**Task prompt:**
Restate, exactly and without pictures, the lines from the start of the listing below through the line holding "(title) at (508,86)".

· · ·

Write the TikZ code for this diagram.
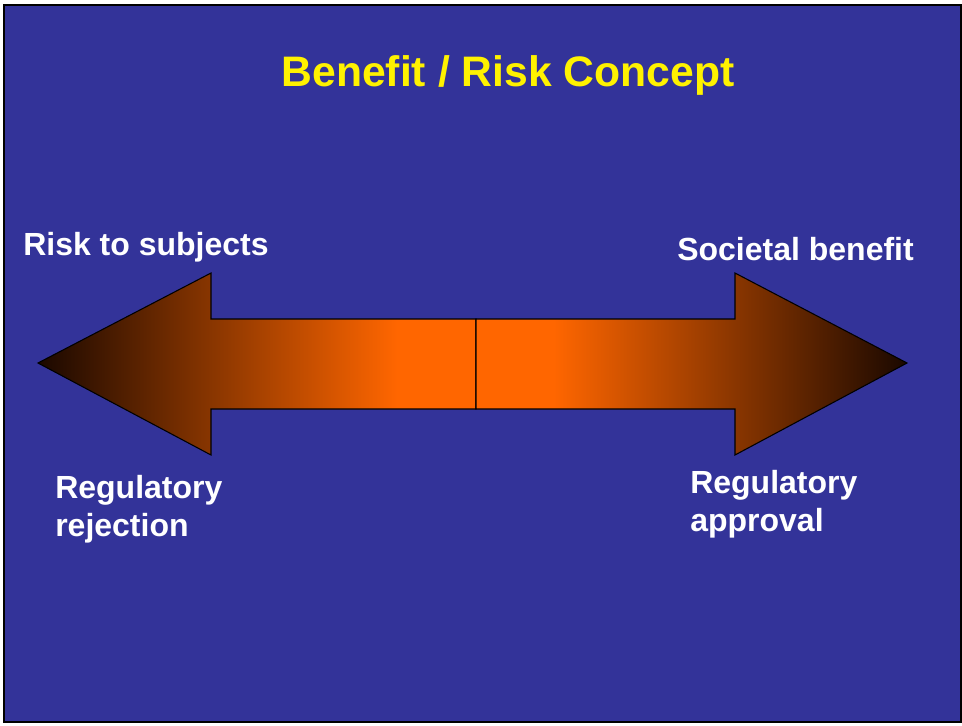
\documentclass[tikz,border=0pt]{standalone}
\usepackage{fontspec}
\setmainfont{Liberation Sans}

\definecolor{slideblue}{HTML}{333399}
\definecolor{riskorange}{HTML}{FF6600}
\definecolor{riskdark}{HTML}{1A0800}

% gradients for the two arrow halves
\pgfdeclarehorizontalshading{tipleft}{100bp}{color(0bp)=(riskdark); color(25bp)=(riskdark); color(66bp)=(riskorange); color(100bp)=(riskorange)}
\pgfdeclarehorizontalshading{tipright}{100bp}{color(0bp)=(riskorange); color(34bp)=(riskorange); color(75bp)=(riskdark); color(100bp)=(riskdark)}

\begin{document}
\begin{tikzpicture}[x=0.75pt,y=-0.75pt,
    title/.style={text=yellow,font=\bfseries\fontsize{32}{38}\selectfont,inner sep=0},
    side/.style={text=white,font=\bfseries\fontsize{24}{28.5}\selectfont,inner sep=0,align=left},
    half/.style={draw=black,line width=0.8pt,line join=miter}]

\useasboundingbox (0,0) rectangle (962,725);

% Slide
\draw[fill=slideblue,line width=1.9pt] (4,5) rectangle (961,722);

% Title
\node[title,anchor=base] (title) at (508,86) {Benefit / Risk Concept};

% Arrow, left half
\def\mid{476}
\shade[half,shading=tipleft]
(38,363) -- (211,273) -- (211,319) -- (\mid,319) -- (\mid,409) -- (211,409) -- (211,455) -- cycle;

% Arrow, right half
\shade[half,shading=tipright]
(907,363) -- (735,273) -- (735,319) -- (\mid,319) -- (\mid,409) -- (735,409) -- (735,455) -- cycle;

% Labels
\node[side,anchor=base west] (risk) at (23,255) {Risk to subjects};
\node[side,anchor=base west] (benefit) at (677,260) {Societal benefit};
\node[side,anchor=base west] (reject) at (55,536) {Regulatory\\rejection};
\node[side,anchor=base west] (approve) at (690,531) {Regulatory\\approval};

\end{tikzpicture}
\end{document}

· · ·

**Result below:**
Write the TikZ code for this diagram.
\documentclass[tikz,border=0pt]{standalone}
\usepackage{fontspec}
\setmainfont{Liberation Sans}

\definecolor{slideblue}{HTML}{333399}
\definecolor{riskorange}{HTML}{FF6600}
\definecolor{riskdark}{HTML}{1A0800}

% gradients for the two arrow halves
\pgfdeclarehorizontalshading{tipleft}{100bp}{color(0bp)=(riskdark); color(25bp)=(riskdark); color(66bp)=(riskorange); color(100bp)=(riskorange)}
\pgfdeclarehorizontalshading{tipright}{100bp}{color(0bp)=(riskorange); color(34bp)=(riskorange); color(75bp)=(riskdark); color(100bp)=(riskdark)}

\begin{document}
\begin{tikzpicture}[x=0.75pt,y=-0.75pt,
    title/.style={text=yellow,font=\bfseries\fontsize{32}{38}\selectfont,inner sep=0},
    side/.style={text=white,font=\bfseries\fontsize{24}{28.5}\selectfont,inner sep=0,align=left},
    half/.style={draw=black,line width=0.8pt,line join=miter}]

\useasboundingbox (0,0) rectangle (962,725);

% Slide
\draw[fill=slideblue,line width=1.9pt] (4,5) rectangle (961,722);

% Title
\node[title,anchor=base] (title) at (508,86) {Benefit / Risk Concept};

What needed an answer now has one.